With growth in graduate programs occurring, the push by Jackson State faculty to seek sponsored research and infrastructure-building grants also increased. Dr. William McHenry, a former National Science Foundation administrator who now runs Jackson State’s Mississippi e-Center facility and business incubator, recalls how university administrators worked diligently in the early ’90s to organize the school’s science research programs. McHenry and other NSF program officers provided advice to help the school’s faculty maximize their use of NSF funds.

“They listened to us and got their research programs aligned for accountability and to be outcome-oriented,” he says.

Dr. Felix A. Okojie, the vice president for research development and federal relations at Jackson State, says the graduate program development and other groundwork of the ’90s reaped impressive growth in research. Between 2001 and 2006, annual sponsored research jumped from $14 million to $56 million, according to Okojie. Nearly $20 million of the 2005-2006 funding went to researchers in the College of Science, Engineering and Technology.

“We’ve gone from being able to support five postdoctoral scholars at the college to 30 over the past five years due to the increase in research activity,” Okojie says.

Other generators of significant research dollars have included the College of Public Service, which houses the School of Public Health; the Jackson Heart Study project; the university’s Mississippi Urban Research Center; and several other university research centers.

As Jackson State officials anticipate how the school’s share of the Ayers settlement will help guide future growth, they remain cautious. For his part, however, Mason candidly proclaims that one of his goals is for Jackson State to become the most recognized and most competitive HBCU in the United States.

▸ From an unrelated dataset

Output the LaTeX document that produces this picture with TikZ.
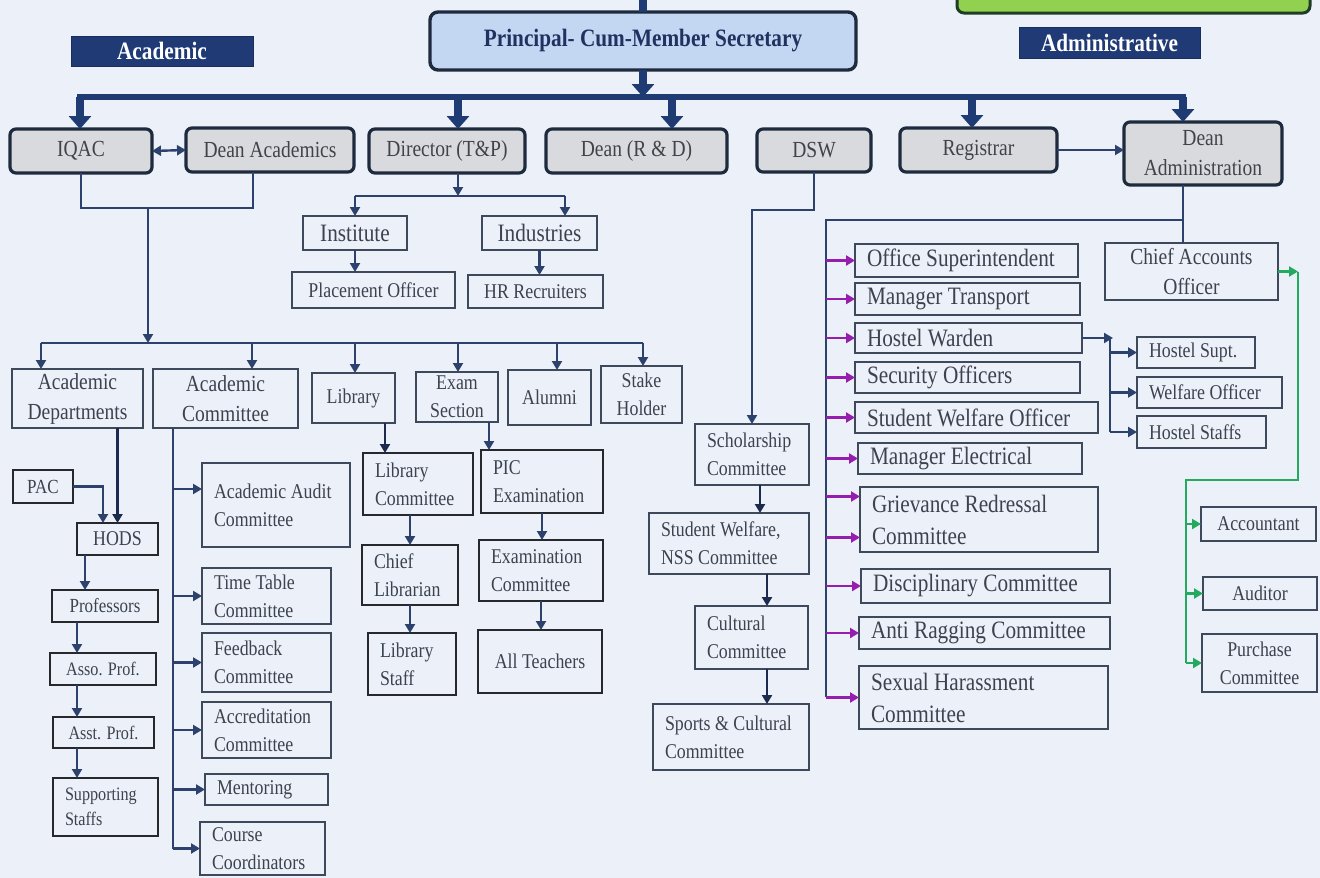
\documentclass[tikz,border=0pt]{standalone}
\usepackage{fontspec}
\setmainfont{Liberation Serif}[FakeStretch=0.85]
\usetikzlibrary{arrows.meta,calc}
\definecolor{bg}{RGB}{236,241,249}
\definecolor{bus}{RGB}{30,60,115}
\definecolor{connc}{RGB}{44,66,108}
\definecolor{conk}{RGB}{28,42,78}
\definecolor{edge}{RGB}{62,74,92}
\definecolor{dark}{RGB}{38,40,46}
\definecolor{txt}{RGB}{60,66,78}
\definecolor{toptxt}{RGB}{66,66,72}
\definecolor{topfill}{RGB}{217,218,222}
\definecolor{topedge}{RGB}{30,42,62}
\definecolor{pfill}{RGB}{196,215,242}
\definecolor{ptxt}{RGB}{31,50,96}
\definecolor{lab}{RGB}{32,58,118}
\definecolor{purp}{RGB}{150,30,175}
\definecolor{grn}{RGB}{35,170,95}
\definecolor{lgreen}{RGB}{146,208,80}
\definecolor{dgreen}{RGB}{30,60,40}
\newcommand\bx[7]{\node[#6,minimum width={(#4)-(#2)},minimum height={(#5)-(#3)}] (#1) at ({((#2)+(#4))/2},{((#3)+(#5))/2}) {#7};}
\newcommand\bxl[7]{\pgfmathsetmacro\bxtw{(#4)-(#2)-24}\node[#6,align=flush left,text width=\bxtw pt,inner xsep=12pt,minimum width={(#4)-(#2)},minimum height={(#5)-(#3)}] (#1) at ({((#2)+(#4))/2},{((#3)+(#5))/2}) {#7};}
\begin{document}
\begin{tikzpicture}[x=1pt,y=-1pt,
  every node/.style={inner sep=0pt,outer sep=0pt,text=txt},
  topbox/.style={draw=topedge,line width=3.2pt,fill=topfill,rounded corners=6pt,align=center,font=\fontsize{23}{30}\selectfont,text=toptxt},
  plain/.style={draw=edge,line width=2.4pt,align=center},
  darkbox/.style={draw=dark,line width=2.8pt,align=center},
  labbox/.style={fill=lab,draw=lab!80!black,line width=1pt,text=white,font=\fontsize{25}{30}\selectfont\bfseries},
  fa/.style={font=\fontsize{19}{25}\selectfont},
  fb/.style={font=\fontsize{21}{28}\selectfont},
  fc/.style={font=\fontsize{23}{30}\selectfont},
  fd/.style={font=\fontsize{25}{32}\selectfont},
  conn/.style={draw=connc,line width=2.2pt},
  sarr/.style={draw=connc,line width=2.2pt,-{Triangle[width=10pt,length=9pt]}},
  sarrk/.style={draw=conk,line width=2.8pt,-{Triangle[width=10pt,length=9pt]}},
  darr/.style={draw=connc,line width=2.4pt,{Triangle[width=10pt,length=9pt]}-{Triangle[width=10pt,length=9pt]}},
  big/.style={draw=bus,line width=8pt,-{Triangle[width=22pt,length=13pt]}},
  busl/.style={draw=bus,line width=6pt,line cap=rect},
  parr/.style={draw=purp,line width=2.8pt,-{Triangle[width=10pt,length=9pt]}},
  garr/.style={draw=grn,line width=2.6pt,-{Triangle[width=10pt,length=9pt]}},
  gline/.style={draw=grn,line width=2.6pt}]
\useasboundingbox (0,0) rectangle (1320,878);
\fill[bg] (0,0) rectangle (1320,878);
\clip (0,0) rectangle (1320,878);

% ---------- top ----------
\bx{green}{957}{-20}{1310}{13}{draw=dgreen,line width=3pt,fill=lgreen,rounded corners=7pt}{}
\bx{principal}{430}{12}{856}{70}{draw=topedge,line width=3.4pt,fill=pfill,rounded corners=8pt,text=ptxt,font=\fontsize{25}{30}\selectfont\bfseries}{Principal- Cum-Member Secretary}
\bx{lacad}{71}{36}{253}{66}{labbox}{Academic}
\bx{ladmin}{1019}{27}{1200}{58}{labbox}{Administrative}

\bx{iqac}{10}{129}{152}{173}{topbox}{IQAC}
\bx{deanacad}{186}{128}{354}{172}{topbox}{Dean Academics}
\bx{director}{369}{129}{525}{173}{topbox}{Director (T\&P)}
\bx{deanrd}{546}{129}{727}{173}{topbox}{Dean (R \& D)}
\bx{dsw}{757}{129}{871}{172}{topbox}{DSW}
\bx{registrar}{900}{128}{1057}{172}{topbox}{Registrar}
\bx{deanadm}{1124}{122}{1282}{185}{topbox}{Dean\\Administration}

% ---------- T&P ----------
\bx{institute}{303}{216}{407}{250}{plain,fd}{Institute}
\bx{industries}{482}{216}{597}{250}{plain,fd}{Industries}
\bx{placement}{292}{272}{455}{308}{plain,fb}{Placement Officer}
\bx{hr}{468}{275}{603}{308}{plain,fb}{HR Recruiters}

% ---------- academic row ----------
\bx{acdept}{12}{369}{143}{428}{plain,fc}{Academic\\Departments}
\bx{accomm}{153}{369}{298}{428}{plain,fc}{Academic\\Committee}
\bx{library}{312}{373}{395}{423}{plain,fb}{Library}
\bx{exam}{416}{372}{498}{422}{plain,fb}{Exam\\Section}
\bx{alumni}{508}{370}{591}{425}{plain,fb}{Alumni}
\bx{stake}{601}{366}{682}{423}{plain,fb}{Stake\\Holder}

% ---------- departments column ----------
\bx{pac}{13}{470}{73}{503}{darkbox,font=\fontsize{20}{25}\selectfont}{PAC}
\bx{hods}{77}{523}{158}{555}{darkbox,fb}{HODS}
\bx{prof}{52}{590}{158}{622}{darkbox,font=\fontsize{20}{25}\selectfont}{Professors}
\bx{asso}{50}{653}{156}{685}{darkbox,fa}{Asso. Prof.}
\bx{asst}{53}{717}{154}{748}{darkbox,fa}{Asst. Prof.}
\bxl{supp}{53}{778}{158}{836}{darkbox,fa}{Supporting\\Staffs}

% ---------- committee column ----------
\bxl{audit}{202}{463}{350}{547}{plain,fb}{Academic Audit\\Committee}
\bxl{ttable}{202}{568}{331}{624}{plain,fb}{Time Table\\Committee}
\bxl{feedback}{202}{633}{331}{692}{plain,fb}{Feedback\\Committee}
\bxl{accred}{202}{702}{331}{758}{plain,fb}{Accreditation\\Committee}
\bxl{mentor}{205}{774}{328}{805}{plain,fb}{Mentoring}
\bxl{course}{200}{822}{325}{875}{plain,fb}{Course\\Coordinators}

% ---------- library column ----------
\bxl{libcomm}{363}{453}{473}{515}{darkbox,fb}{Library\\Committee}
\bxl{chieflib}{362}{545}{458}{605}{darkbox,fb}{Chief\\Librarian}
\bxl{libstaff}{368}{633}{456}{695}{darkbox,fb}{Library\\Staff}

% ---------- exam column ----------
\bxl{pic}{481}{450}{603}{513}{darkbox,fb}{PIC\\Examination}
\bxl{examcomm}{479}{540}{603}{601}{darkbox,fb}{Examination\\Committee}
\bx{teachers}{478}{630}{602}{693}{darkbox,fb}{All Teachers}

% ---------- DSW column ----------
\bxl{scholar}{695}{424}{809}{485}{plain,fb}{Scholarship\\Committee}
\bxl{swnss}{649}{513}{809}{574}{plain,fb}{Student Welfare,\\NSS Committee}
\bxl{cultural}{695}{606}{808}{669}{plain,fb}{Cultural\\Committee}
\bxl{sports}{653}{704}{809}{770}{plain,fb}{Sports \& Cultural\\Committee}

% ---------- administrative list ----------
\bxl{offsup}{855}{244}{1078}{277}{plain,fd}{Office Superintendent}
\bxl{mtrans}{855}{283}{1080}{315}{plain,fd}{Manager Transport}
\bxl{warden}{855}{323}{1082}{353}{plain,fd}{Hostel Warden}
\bxl{security}{855}{362}{1080}{393}{plain,fd}{Security Officers}
\bxl{swo}{855}{402}{1098}{433}{plain,fd}{Student Welfare Officer}
\bxl{melec}{858}{443}{1082}{474}{plain,fd}{Manager Electrical}
\bxl{griev}{860}{487}{1098}{552}{plain,fd}{Grievance Redressal\\Committee}
\bxl{disc}{861}{569}{1110}{603}{plain,fd}{Disciplinary Committee}
\bxl{anti}{859}{617}{1110}{649}{plain,fd}{Anti Ragging Committee}
\bxl{sexual}{859}{666}{1108}{729}{plain,fd}{Sexual Harassment\\Committee}

% ---------- hostel ----------
\bxl{hsupt}{1137}{337}{1255}{368}{plain,fb}{Hostel Supt.}
\bxl{hwelf}{1137}{377}{1282}{408}{plain,fb}{Welfare Officer}
\bxl{hstaff}{1137}{416}{1266}{448}{plain,fb}{Hostel Staffs}

% ---------- accounts ----------
\bx{cao}{1105}{243}{1278}{300}{plain,fc}{Chief Accounts\\Officer}
\bx{acct}{1201}{507}{1316}{541}{plain,fb}{Accountant}
\bx{auditor}{1203}{577}{1317}{610}{plain,fb}{Auditor}
\bx{purchase}{1202}{634}{1317}{692}{plain,fb}{Purchase\\Committee}

% ================= connectors =================
\coordinate (ptop) at (643,0);
\draw[draw=bus,line width=8pt] (ptop) -- (principal.north);
\coordinate (bIQ) at (80,97);
\coordinate (bDir) at (458,97);
\coordinate (bP) at (643,97);
\coordinate (bRD) at (672,97);
\coordinate (bReg) at (972,97);
\coordinate (bDA) at (1183,97);
\draw[busl] (bIQ) -- (bDA);
\draw[big] (principal.south) -- (bP);
\draw[big] (bIQ) -- (bIQ |- iqac.north);
\draw[big] (bDir) -- (bDir |- director.north);
\draw[big] (bRD) -- (bRD |- deanrd.north);
\draw[big] (bReg) -- (bReg |- registrar.north);
\draw[big] (bDA) -- (bDA |- deanadm.north);

\draw[darr] (iqac.east) -- (deanacad.west);
\draw[sarr] (registrar.east) -- (registrar.east -| deanadm.west);

% IQAC / Dean Academics to academic bus
\coordinate (jA) at (148,208);
\coordinate (jB) at (253,208);
\draw[conn] (iqac.south) |- (jB) -- (jB |- deanacad.south);
\coordinate (abus) at (148,343);
\draw[sarr] (jA) -- (abus);
\coordinate (ab1) at (41,343);
\coordinate (ab2) at (252,343);
\coordinate (ab3) at (355,343);
\coordinate (ab4) at (458,343);
\coordinate (ab5) at (557,343);
\coordinate (ab6) at (643,343);
\draw[conn] (ab1) -- (ab6);
\draw[sarr] (ab1) -- (ab1 |- acdept.north);
\draw[sarr] (ab2) -- (ab2 |- accomm.north);
\draw[sarr] (ab3) -- (ab3 |- library.north);
\draw[sarr] (ab4) -- (ab4 |- exam.north);
\draw[sarr] (ab5) -- (ab5 |- alumni.north);
\draw[sarr] (ab6) -- (ab6 |- stake.north);

% Director (T&P)
\coordinate (tpj) at (458,196);
\coordinate (tpL) at (355,196);
\coordinate (tpR) at (565,196);
\draw[sarr] (director.south -| tpj) -- (tpj);
\draw[conn] (tpL) -- (tpR);
\draw[sarr] (tpL) -- (tpL |- institute.north);
\draw[sarr] (tpR) -- (tpR |- industries.north);
\draw[sarr] (institute.south) -- (institute.south |- placement.north);
\draw[sarr] (industries.south) -- (industries.south |- hr.north);

% departments
\draw[sarrk] (hods.north |- acdept.south) -- (hods.north);
\coordinate (pacj) at (103,523);
\draw[sarr] (pac.east) -| (pacj);
\coordinate (hx) at (85,0);
\coordinate (fx) at (77,0);
\draw[sarr] (hods.south -| hx) -- (prof.north -| hx);
\draw[sarr] (prof.south -| fx) -- (asso.north -| fx);
\draw[sarr] (asso.south -| fx) -- (asst.north -| fx);
\draw[sarr] (asst.south -| fx) -- (supp.north -| fx);

% committees
\coordinate (acs) at (173,428);
\draw[conn] (acs) -- (acs |- course.west);
\coordinate (aud) at ($(audit.west)+(0,-16)$);
\draw[sarr] (aud -| acs) -- (aud);
\foreach \n in {ttable,feedback,accred,mentor,course}
  \draw[sarr] (\n.west -| acs) -- (\n.west);

% library
\coordinate (libx) at (385,0);
\draw[sarrk] (library.south -| libx) -- (libcomm.north -| libx);
\draw[sarr] (libcomm.south -| chieflib.north) -- (chieflib.north);
\draw[sarr] (chieflib.south) -- (chieflib.south |- libstaff.north);

% exam
\coordinate (exx) at (489,0);
\draw[sarr] (exam.south -| exx) -- (pic.north -| exx);
\draw[sarr] (pic.south) -- (pic.south |- examcomm.north);
\draw[sarr] (examcomm.south) -- (examcomm.south |- teachers.north);

% DSW
\coordinate (dswj) at (752,210);
\draw[sarr] (dsw.south) |- (dswj) -- (scholar.north);
\coordinate (sx1) at (760,0);
\coordinate (sx2) at (767,0);
\draw[sarrk] (scholar.south -| sx1) -- (swnss.north -| sx1);
\draw[sarrk] (swnss.south -| sx2) -- (cultural.north -| sx2);
\draw[sarrk] (cultural.south -| sx2) -- (sports.north -| sx2);

% Dean Administration
\coordinate (admj) at (1183,220);
\coordinate (spb) at (826,697);
\draw[conn] (deanadm.south -| admj) -- (admj |- cao.north);
\draw[conn] (admj) -| (spb);
\foreach \n in {offsup,mtrans,warden,security,swo,melec,disc,anti,sexual}
  \draw[parr] (\n.west -| spb) -- (\n.west);
\coordinate (gv1) at ($(griev.west)+(0,-23)$);
\coordinate (gv2) at ($(griev.west)+(0,18)$);
\draw[parr] (gv1 -| spb) -- (gv1);
\draw[parr] (gv2 -| spb) -- (gv2);

% hostel
\coordinate (hwj) at (1113,338);
\coordinate (hwv) at (1110,0);
\draw[sarr] (warden.east) -- (warden.east -| hwj);
\draw[conn] (warden.east -| hwv) -- (hstaff.west -| hwv);
\foreach \n in {hsupt,hwelf,hstaff}
  \draw[sarr] (\n.west -| hwv) -- (\n.west);

% accounts
\coordinate (gj1) at (1298,272);
\coordinate (gj2) at (1186,480);
\draw[garr] (cao.east) -- (cao.east -| gj1);
\draw[gline] (cao.east -| gj1) |- (gj2) -- (gj2 |- purchase.west);
\foreach \n in {acct,auditor,purchase}
  \draw[garr] (\n.west -| gj2) -- (\n.west);
\end{tikzpicture}
\end{document}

He refers to it as being “America’s public HBCU.”

“We really are uniquely situated. If you’re going to build America’s public HBCU, why not build it in the capital city of the Blackest state in the country?” he asks.

For now, that means developing a new strategic plan to succeed the one Mason and a 17-member national panel crafted not long after he landed at Jackson State. The previous panel “spent about a year putting together a plan called the Millennium Agenda for Jackson State,” he says.

“Most of which you see around here that’s happened over the last five to six years has all been in accordance with that plan. We had five strategies and that was broken down into 19 programs and something like 200 action steps,” Mason says. “Now it’s time to do another strategic plan on which we’re about to get started.

This next piece is going to be more internal and focused on academics primarily.”

Officials say they are optimistic that Jackson State’s growth, which includes new and renovated dormitories now under construction as well as a relatively new engineering program, will help grow overall undergraduate enrollment. Dr. Robert W. Whalin, the university’s associate dean for engineering, says it looks promising that the engineering program will receive accreditation later this year. The new 90,000 square-foot engineering building is scheduled for completion in spring of 2008, according to Whalin.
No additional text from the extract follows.